Angry pupils protest over state of schools

NO WAY OUT: Pupils, fed up with the poor state of their schools, block off the gates to prevent cars from leaving the premises of the department of education in Zwelitsha yesterday Picture: SILUSAPHO NYANDA
NO WAY OUT: Pupils, fed up with the poor state of their schools, block off the gates to prevent cars from leaving the premises of the department of education in Zwelitsha yesterday Picture: SILUSAPHO NYANDA
The struggle for better allocation of resources to improve school conditions continued in the Eastern Cape yesterday when thousands of pupils protested at provincial education headquarters in Zwelitsha. 

Pupils from eight schools in and around King William’s Town descended on head office to demand textbooks, teachers – and safe classrooms.

The protest action came ahead of education MEC Mandla Makupula’ s scheduled tabling of the department’s budget speech at the Bhisho Legislature tomorrow.

Impatient pupils blocked off gates and prevented cars from leaving the headquarters, before a memorandum was handed over by Equal Education (EE) to department officials.

The pupils were from Keiskammahoek’s Vukile Tshwete Senior Secondary School (SSS), Balasi location’s ZK Matthews SSS, Zwelitsha’s Thembalabantu SSS, King William’s Town’s Iqonce High, Mount Coke’s Imiqhayi SSS, Ginsberg’s Forbes Grant SSS and Dimbaza’s Kuyasa SSS and Dimbaza Central SSS.

Pupils told Daily Dispatch their schools were in a bad state.

Iqonce High grade 12 pupil Dumisa Seyisi said they wanted their school to be moved elsewhere.

“We don’t have a proper school with normal classes but classes taking place in houses. There are also disruptions as there are taverns nearby and a bus station.”

Seyisi said they also had a shortage of textbooks and needed security guards as criminals were entering the school premises.
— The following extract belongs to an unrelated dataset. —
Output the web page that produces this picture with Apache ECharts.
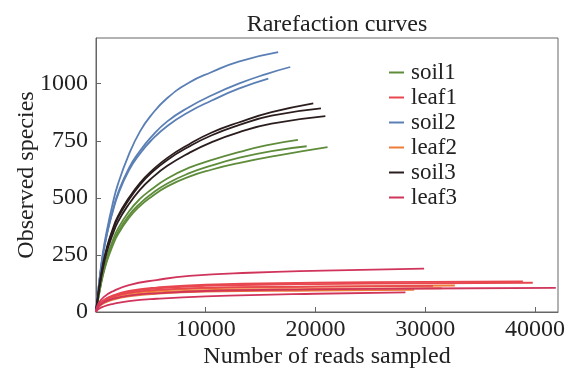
<!DOCTYPE html>
<html>
<head>
<meta charset="utf-8">
<script src="https://cdn.jsdelivr.net/npm/echarts@6/dist/echarts.min.js"></script>
<style>
  html, body { margin: 0; padding: 0; background: #fff; }
  #chart { width: 572px; height: 374px; }
</style>
</head>
<body>
<div id="chart"></div>
<script>
// legend order and colours
const groupNames = ["soil1", "leaf1", "soil2", "leaf2", "soil3", "leaf3"];
const groupColors = {
  soil1: "#5e8c3a",
  leaf1: "#e8474f",
  soil2: "#5a7fb5",
  leaf2: "#ee7d3a",
  soil3: "#2b1d1d",
  leaf3: "#d1345b",
};

// [reads sampled, observed species]
const soil1A = [[0,0],[250,75],[600,165],[1000,240],[1500,310],[2000,365],[3000,440],[4000,495],[5000,535],[6500,585],[8500,632],[10500,665],[13000,700],[15500,730],[18400,754]];
const soil1B = [[0,0],[250,72],[600,158],[1000,230],[1500,297],[2000,350],[3000,423],[4000,475],[5000,515],[6500,563],[8500,608],[10500,641],[13000,675],[16000,705],[19200,726]];
const soil1C = [[0,0],[250,70],[600,153],[1000,223],[1500,288],[2000,340],[3000,412],[4000,464],[5000,503],[6500,550],[8500,593],[10500,623],[13000,652],[16500,685],[21100,722]];

const soil2A = [[0,0],[250,115],[600,250],[1000,360],[1500,470],[2000,560],[3000,690],[4000,790],[5000,860],[6500,937],[8500,1005],[10500,1050],[13000,1097],[16600,1138]];
const soil2B = [[0,0],[250,110],[600,240],[1000,345],[1500,440],[2000,520],[3000,630],[4000,705],[5000,765],[6500,835],[8500,898],[10500,948],[13000,1000],[15500,1042],[17700,1073]];
const soil2C = [[0,0],[250,110],[600,238],[1000,340],[1500,435],[2000,513],[3000,620],[4000,693],[5000,750],[6500,815],[8500,877],[10500,925],[13000,978],[15700,1022]];

const soil3A = [[0,0],[250,95],[600,200],[1000,285],[1500,360],[2000,420],[3000,500],[4000,565],[5000,615],[6500,675],[8500,735],[10500,785],[13000,830],[16000,875],[19800,914]];
const soil3B = [[0,0],[250,92],[600,195],[1000,278],[1500,352],[2000,412],[3000,492],[4000,557],[5000,607],[6500,666],[8500,725],[10500,773],[13000,818],[16000,860],[20500,892]];
const soil3C = [[0,0],[250,88],[600,185],[1000,265],[1500,337],[2000,395],[3000,473],[4000,535],[5000,583],[6500,640],[8500,697],[10500,743],[13000,787],[16000,825],[20900,858]];

const leaf1A = [[0,0],[200,28],[700,52],[1500,72],[3000,92],[5500,107],[10000,120],[20000,128],[30000,132],[38900,134]];
const leaf1B = [[0,0],[200,26],[700,50],[1500,69],[3000,88],[5500,103],[10000,115],[20000,122],[30000,126],[39800,128]];
const leaf1C = [[0,0],[200,25],[700,48],[1500,66],[3000,84],[5500,97],[10000,106],[20000,111],[30700,114]];

const leaf2A = [[0,0],[200,24],[700,46],[1500,63],[3000,80],[5500,93],[10000,104],[20000,111],[32700,116]];
const leaf2B = [[0,0],[200,22],[700,42],[1500,58],[3000,74],[5500,86],[10000,96],[20000,101],[31500,104]];
const leaf2C = [[0,0],[200,20],[700,38],[1500,53],[3000,68],[5500,80],[10000,89],[20000,94],[29000,97]];

const leaf3A = [[0,0],[200,35],[700,65],[1500,90],[3000,118],[5500,140],[8500,158],[14000,172],[20700,181],[29900,190]];
const leaf3B = [[0,0],[200,22],[700,42],[1500,57],[3000,72],[5500,82],[10000,92],[20000,99],[30000,103],[41900,106]];
const leaf3C = [[0,0],[200,12],[700,24],[1500,35],[3000,48],[5500,58],[10000,68],[20000,80],[28200,86]];

const curves = [
  ["soil1", soil1A], ["soil1", soil1B], ["soil1", soil1C],
  ["soil2", soil2A], ["soil2", soil2B], ["soil2", soil2C],
  ["soil3", soil3A], ["soil3", soil3B], ["soil3", soil3C],
  ["leaf2", leaf2A], ["leaf2", leaf2B], ["leaf2", leaf2C],
  ["leaf1", leaf1A], ["leaf1", leaf1B], ["leaf1", leaf1C],
  ["leaf3", leaf3A], ["leaf3", leaf3B], ["leaf3", leaf3C],
];

const serif = "'Liberation Serif', 'DejaVu Serif', serif";
const axisGray = "#666";

const chart = echarts.init(document.getElementById("chart"), null, { renderer: "canvas" });

chart.setOption({
  animation: false,
  backgroundColor: "#fff",
  title: {
    text: "Rarefaction curves",
    left: 332,
    textAlign: "center",
    top: 8,
    textStyle: { fontFamily: serif, fontSize: 24, fontWeight: "normal", color: "#222" },
  },
  legend: {
    data: groupNames,
    orient: "vertical",
    left: 384,
    top: 56,
    icon: "rect",
    itemWidth: 15,
    itemHeight: 2,
    itemGap: 2,
    textStyle: { fontFamily: serif, fontSize: 23, lineHeight: 20, color: "#222", padding: [0, 0, 0, 2] },
  },
  grid: {
    left: 96,
    right: 14,
    top: 38,
    bottom: 59,
    show: true,
    borderColor: axisGray,
    borderWidth: 1,
  },
  xAxis: {
    type: "value",
    min: 0,
    max: 42100,
    interval: 10000,
    name: "Number of reads sampled",
    nameLocation: "middle",
    nameGap: 33,
    nameMoveOverlap: false,
    nameTextStyle: { fontFamily: serif, fontSize: 24, color: "#222" },
    axisLine: { lineStyle: { color: axisGray, width: 1 } },
    axisTick: { inside: true, length: 5, lineStyle: { color: axisGray } },
    splitLine: { show: false },
    axisLabel: {
      showMinLabel: false,
      showMaxLabel: false,
      margin: 6,
      fontFamily: serif,
      fontSize: 24,
      color: "#222",
      formatter: (value) => String(value),
    },
  },
  yAxis: {
    type: "value",
    min: 0,
    max: 1200,
    interval: 250,
    name: "Observed species",
    nameLocation: "middle",
    nameGap: 57,
    nameMoveOverlap: false,
    nameTextStyle: { fontFamily: serif, fontSize: 24, color: "#222" },
    axisLine: { lineStyle: { color: axisGray, width: 1 } },
    axisTick: { inside: true, length: 5, lineStyle: { color: axisGray } },
    splitLine: { show: false },
    axisLabel: {
      showMaxLabel: false,
      margin: 8,
      fontFamily: serif,
      fontSize: 24,
      color: "#222",
      formatter: (value) => String(value),
    },
  },
  series: curves.map(([name, points]) => ({
    type: "line",
    name: name,
    data: points,
    smooth: true,
    showSymbol: false,
    symbol: "none",
    color: groupColors[name],
    lineStyle: { color: groupColors[name], width: 1.8 },
  })),
});
</script>
</body>
</html>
Dimbaza Central Grade 10 pupil Asive Teketa said the school was in a bad state.

“There are no windows and doors can not be closed shut. There are no lights and sometimes we have to go home in rainy seasons because the classes are waterlogged.”

The pupils were organised by EE, which handed over a memorandum, demanding:

lA detailed progress report on schools built complying with norms and standards;

lThe urgent appointment of teachers and school principals;

lThe appointment of a permanent head of department; and

lTransparency on how the department plans to deal with 2000 non-viable schools.

EE provincial head Lumkile Zani demanded the department respond to their memo after a week, failing which, they would approach Basic Education Minister Angie Motshekga about the situation.

National Association of School Governing Bodies regional chairwoman Lungelwa Gcina said schools were in appalling condition.

“The buildings are not safe and there are no principals. The department is closing schools without consulting parents and as a result our young children have to travel far to get an education,” he said.

Eastern Cape education spokesman Loyiso Pulumani said Motshekga’s department was dealing with the issues relating to norms and standards.

“There are still discussions around this issue and in the meantime there have been provisions made for water, sanitation and safe classrooms.”

Eastern Cape education department community liaison director Monde Sangqu said the department had advertised posts for teachers, school principals, deputy principals and heads of department.